After the Communist takeover of Shanghai in 1949, Great World was renamed "People's Amusement Arcade", but reverted to the old name in 1958. Closed during the Cultural Revolution, in 1974 the site became the "Shanghai Youth Palace". On 25 January 1981, Great World was re-established, and renamed "Great World Entertainment Centre".

Great World was closed following the SARS epidemic in 2003. It was reopened in March 2017.

The basic layout of the complex has remained the same since the 1928 rebuilding. While the entertainment options have been updated over the years (with motion pictures early on and karaoke more recently, for example), some elements remain the same. One legendary feature is the series of distorting mirrors near the entrance, which have provided simple entertainment to visitors for more than a century.

== Description ==
In its heyday, Great World's main attractions were vaudeville, various regional forms of traditional Chinese opera, and Chinese folk art forms. It was also famous for the twelve distorting "magic mirrors" imported from the Netherlands in the lobby area.

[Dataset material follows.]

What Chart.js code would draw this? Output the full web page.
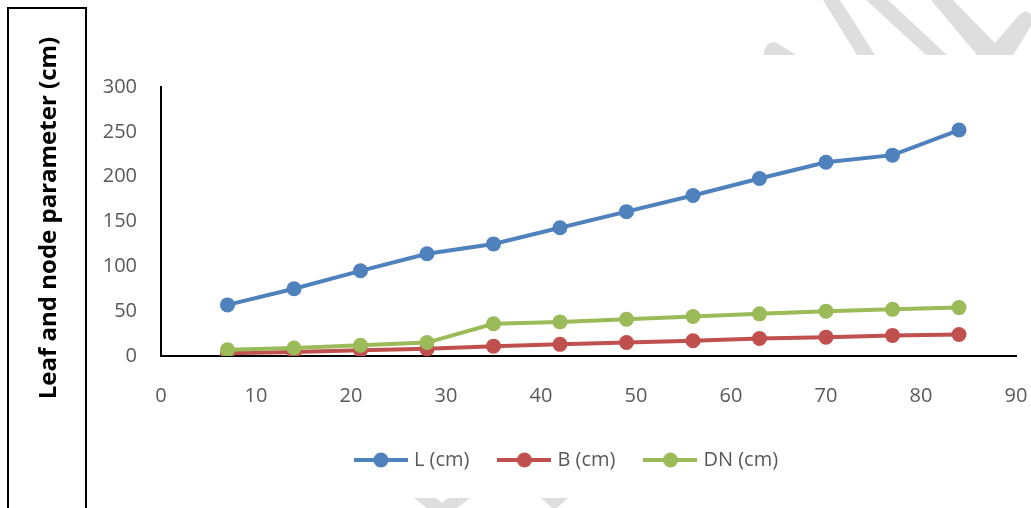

Writing of his visit in the mid-1930s, Hollywood film director Josef von Sternberg described, "On the first floor were gaming tables, singsong girls, magicians, pick-pockets, slot machines, fireworks, birdcages, fans, stick incense, acrobats, and ginger. One flight up were… actors, crickets and cages, pimps, midwives, barbers, and earwax extractors. The third floor had jugglers, herb medicines, ice cream parlors, a new bevy of girls, their high collared gowns slit to reveal their hips, and (as a) novelty, several rows of exposed (Western) toilets. The fourth floor had shooting galleries, fan-tan tables, … massage benches, … dried fish and intestines, and dance platforms. The fifth floor featured girls with dresses slit to the armpits, a stuffed whale, storytellers, balloons, peep shows, masks, a mirror maze, two love letter booths with scribes who guaranteed results, rubber goods, and a temple filled with ferocious gods and joss sticks. On the top floor and roof of that house of multiple joys a jumble of tightrope walkers slithered back and forth, and there were seesaws, Chinese checkers, mahjong, … firecrackers, lottery tickets, and marriage brokers."

Now there is theater, music hall, Guinness World Records competition hall, movie hall, video hall, magic world, dancing hall, KTV, tea house and ski field and so on. There is also the new Shanghai flavor snack corridor, restaurant and boutique market and so on. The Shanghai Great World is a playing center with entertainment, performance, viewing, food and sports and so on.

== Architecture ==
The Great World consists of three four-storey buildings and two annexe buildings. The building was built in a simple Vernacular Style, except a tall, Baroque-inspired spire in the centre, which is supported by grand order columns extending to the first floor.

== Transportation ==
Address: 1 Xizang Road, Shanghai
- Shanghai Metro:
  - Dashijie Station: Lines 8 and 14
  - People's Square Station: Lines 1, 2 and 8
- Shanghai Buses: routes 127, 71, 48, 49, 01, 17, 18, 23, 980 etc.